Mon, Sep 17, 2018 - Page 6 News List

In space, Taiwan can live forever

By Richard Fisher Jr

By the simple gesture of inviting President Tsai Ing-wen (蔡英文) to visit NASA’s Houston Space Center on Aug. 19, Taiwan and the US acknowledged their partnership in space. With the visit, Taipei and Washington also seized the future, opening the door to new levels of space cooperation, which could transform Taiwan’s economic, security and even political future.

Although the National Space Organization in Hsinchu was not formed until 1991, Tsai’s NASA visit in a way marked the culmination of more than 20 years of Taiwan-US space cooperation, which started with the January 1999 launch of Taiwan’s Formosat-1 observation satellite from Florida’s Cape Canaveral.

The Formosat-5 observation satellite was launched on Aug. 24 last year by a US SpaceX Corp Falcon-9 launcher. The 12-satellite constellation Formosat-7 could be launched from the larger SpaceX Falcon Heavy next year.

In addition, the Chungshan Institute of Science and Technology-Academia Sinica Alpha Magnetic Spectrometer, placed on the International Space Station (ISS) in 2011, was so successful that NASA decided to work with the institute to develop a cloud computer for the ISS.

Also, in 2016, NASA asked the institute to help design a moon lander to support its Resource Prospector Mission to find water and useful minerals.

Taiwan’s record of cooperation with NASA, and with new US private sector “space pioneers” like SpaceX, qualifies Taiwan to become an active partner in realizing the future benefits of the “space economy.”

By radically lowering the costs of space access, SpaceX and other private space companies, like Blue Origin, are making it possible to achieve a significant manned and unmanned scientific and economic presence on the moon by the mid-2020s and to soon after, begin mankind’s expansion to Mars.

In September 2016 in Guadalajara, Mexico, SpaceX founder Elon Musk revealed his low Earth orbit-capable Big Falcon Rocket and described how it could eventually transport 1 million humans to Mars.

Key to this future would be the encouragement of Taiwan’s private sector to seek opportunities in space services and commerce.

US President Donald Trump has placed a top priority on creating a new regulatory regime that can better enable the US private sector to find opportunities and profit in space. US companies seeking international partners for ventures on the moon and Mars should be encouraged to consider Taiwanese companies.

Washington can make a grand gesture to encourage such cooperation by offering Taiwan the opportunity for an astronaut-tended program on the ISS.
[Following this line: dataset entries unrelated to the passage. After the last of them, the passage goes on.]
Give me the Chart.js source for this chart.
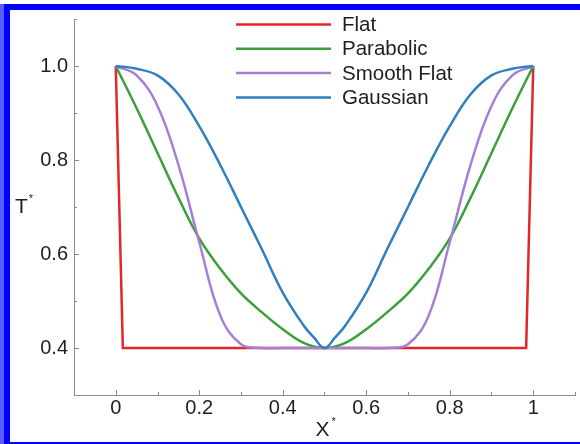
<!DOCTYPE html>
<html>
<head>
<meta charset="utf-8">
<script src="https://cdn.jsdelivr.net/npm/chart.js@4.4.1/dist/chart.umd.min.js"></script>
<style>
  html, body { margin: 0; padding: 0; background: #fff; }
  #edge { position: absolute; left: 0; top: 4px; width: 4px; height: 440px; background: #5c5cff; }
  #frame {
    position: absolute; left: 4px; top: 4px; width: 576px; height: 440px;
    box-sizing: border-box;
    border-left: 6px solid #0000ff; border-top: 6px solid #0000ff; border-bottom: 2px solid #0000ff;
  }
  #wrap { position: absolute; left: 0; top: 0; width: 580px; height: 444px; }
</style>
</head>
<body>
<div id="edge"></div>
<div id="frame"></div>
<div id="wrap"><canvas id="profiles" width="580" height="444"></canvas></div>
<script>
// X* positions along the inlet
const profileX = [0, 0.05, 0.1, 0.15, 0.2, 0.25, 0.3, 0.35, 0.4, 0.45, 0.5,
                  0.55, 0.6, 0.65, 0.7, 0.75, 0.8, 0.85, 0.9, 0.95, 1];
const gaussX = [0, 0.05, 0.1, 0.15, 0.2, 0.25, 0.3, 0.35, 0.4, 0.45, 0.475, 0.5,
                0.525, 0.55, 0.6, 0.65, 0.7, 0.75, 0.8, 0.85, 0.9, 0.95, 1];

// T* for each profile
const flatX = [0, 0.017, 0.983, 1];
const flatT = [1.0, 0.4, 0.4, 1.0];
const parabolicT = [1.0, 0.91, 0.815, 0.72, 0.633, 0.569, 0.516, 0.476, 0.44, 0.411, 0.40,
                    0.411, 0.44, 0.476, 0.516, 0.569, 0.633, 0.72, 0.815, 0.91, 1.0];
const smoothFlatT = [1.0, 0.98, 0.915, 0.79, 0.625, 0.47, 0.408, 0.40, 0.40, 0.40, 0.40,
                     0.40, 0.40, 0.40, 0.408, 0.47, 0.625, 0.79, 0.915, 0.98, 1.0];
const gaussianT = [1.0, 0.994, 0.98, 0.94, 0.872, 0.79, 0.70, 0.61, 0.518, 0.448, 0.422, 0.40,
                   0.422, 0.448, 0.518, 0.61, 0.70, 0.79, 0.872, 0.94, 0.98, 0.994, 1.0];

const xTicks = [0, 0.2, 0.4, 0.6, 0.8, 1];
const xMinorTicks = [-0.1, 0.1, 0.3, 0.5, 0.7, 0.9, 1.1];
const yTicks = [0.4, 0.6, 0.8, 1.0];
const yMinorTicks = [0.3, 0.5, 0.7, 0.9, 1.1];

const FONT = "'Liberation Sans', Arial, sans-serif";
const AXIS_GREY = "#8c8c8c";
const TEXT = "#1e1e1e";

const toPoints = (xs, ys) => xs.map((x, i) => ({x: x, y: ys[i]}));

// inward tick marks, horizontal axis titles and the legend block
const decorations = {
  id: "decorations",
  afterDraw(chart) {
    const {ctx, chartArea} = chart;
    const x = chart.scales.x;
    const y = chart.scales.y;

    ctx.save();
    ctx.strokeStyle = AXIS_GREY;
    ctx.lineWidth = 1;
    const xTick = (v, len) => {
      const px = Math.round(x.getPixelForValue(v)) + 0.5;
      ctx.beginPath();
      ctx.moveTo(px, chartArea.bottom);
      ctx.lineTo(px, chartArea.bottom - len);
      ctx.stroke();
    };
    const yTick = (v, len) => {
      const py = Math.round(y.getPixelForValue(v)) + 0.5;
      ctx.beginPath();
      ctx.moveTo(chartArea.left, py);
      ctx.lineTo(chartArea.left + len, py);
      ctx.stroke();
    };
    xTicks.forEach(v => xTick(v, 5));
    xMinorTicks.forEach(v => xTick(v, 3));
    yTicks.forEach(v => yTick(v, 5));
    yMinorTicks.forEach(v => yTick(v, 3));

    // axis titles with starred superscripts
    ctx.fillStyle = TEXT;
    ctx.textBaseline = "middle";
    ctx.textAlign = "left";
    const midY = (chartArea.top + chartArea.bottom) / 2;
    ctx.font = "21px " + FONT;
    ctx.fillText("T", 15, midY);
    const tw = ctx.measureText("T").width;
    ctx.font = "11px " + FONT;
    ctx.fillText("*", 15 + tw + 1, midY - 8);

    const midX = (chartArea.left + chartArea.right) / 2;
    ctx.font = "21px " + FONT;
    const xw = ctx.measureText("X").width;
    ctx.fillText("X", midX - xw / 2 - 2, 430);
    ctx.font = "11px " + FONT;
    ctx.fillText("*", midX + xw / 2, 422);

    // legend
    const lineStart = chartArea.left + 162;
    const lineEnd = chartArea.left + 257;
    ctx.font = "20.5px " + FONT;
    chart.data.datasets.forEach((ds, i) => {
      const rowY = chartArea.top + 5.5 + i * 24.3;
      ctx.strokeStyle = ds.borderColor;
      ctx.lineWidth = 2.5;
      ctx.beginPath();
      ctx.moveTo(lineStart, rowY);
      ctx.lineTo(lineEnd, rowY);
      ctx.stroke();
      ctx.fillStyle = TEXT;
      ctx.fillText(ds.label, lineEnd + 11, rowY + 1);
    });
    ctx.restore();
  }
};

const smooth = {tension: 0.4, pointRadius: 0, borderWidth: 2.5, fill: false};

new Chart(document.getElementById("profiles"), {
  type: "line",
  data: {
    datasets: [
      {label: "Flat", data: toPoints(flatX, flatT), borderColor: "#e2262b",
       tension: 0, pointRadius: 0, borderWidth: 2.5, order: 4},
      {label: "Parabolic", data: toPoints(profileX, parabolicT), borderColor: "#3aa13a", order: 3, ...smooth},
      {label: "Smooth Flat", data: toPoints(profileX, smoothFlatT), borderColor: "#a57fd6", order: 2, ...smooth},
      {label: "Gaussian", data: toPoints(gaussX, gaussianT), borderColor: "#2e80c0", order: 1, ...smooth}
    ]
  },
  options: {
    responsive: false,
    animation: false,
    devicePixelRatio: 1,
    layout: {padding: {top: 19, right: 5, left: 0, bottom: 0}},
    plugins: {legend: {display: false}, tooltip: {enabled: false}},
    scales: {
      x: {
        type: "linear",
        min: -0.1,
        max: 1.1,
        afterBuildTicks: scale => { scale.ticks = xTicks.map(v => ({value: v})); },
        afterFit: scale => { scale.height = 49; },
        grid: {display: false, drawTicks: false},
        border: {display: true, color: AXIS_GREY, width: 1},
        ticks: {
          padding: 1,
          color: TEXT,
          font: {family: FONT, size: 20},
          callback: v => String(v)
        }
      },
      y: {
        type: "linear",
        min: 0.3,
        max: 1.1,
        afterBuildTicks: scale => { scale.ticks = yTicks.map(v => ({value: v})); },
        afterFit: scale => { scale.width = 74; },
        grid: {display: false, drawTicks: false},
        border: {display: true, color: AXIS_GREY, width: 1},
        ticks: {
          padding: 6,
          color: TEXT,
          font: {family: FONT, size: 20},
          callback: v => v.toFixed(1)
        }
      }
    }
  },
  plugins: [decorations]
});
</script>
</body>
</html>
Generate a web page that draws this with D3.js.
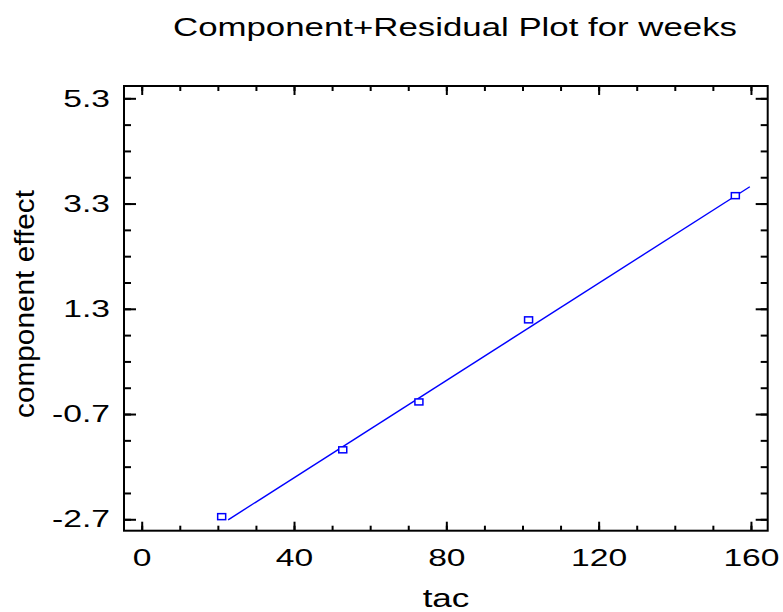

Washington should also relax its previous opposition to Taiwan’s development of space-launch vehicles, which arose out of the desire to constrain the nation’s long-range missiles in the failed hope it might help restrain China’s mounting missile threat.

China, too, would like to partner with Taiwan in space, but its loud protests of Tsai’s visit to the US last month and its subsequent “stealing” of El Salvador’s diplomatic relationship with Taipei served to drown out the offer made in March by Chinese astronaut Yang Liwei (楊利偉) that Taiwanese astronauts could work on China’s future space station.

However, as China’s space station will be a “dual-use” civil-military platform that could be used to attack Taiwan, consistent with China’s overall dual-use space program, which eventually aims to eventually militarize the moon, it makes no sense for Taiwan or any democracy to work with China in space until China can agree to real peace on Earth.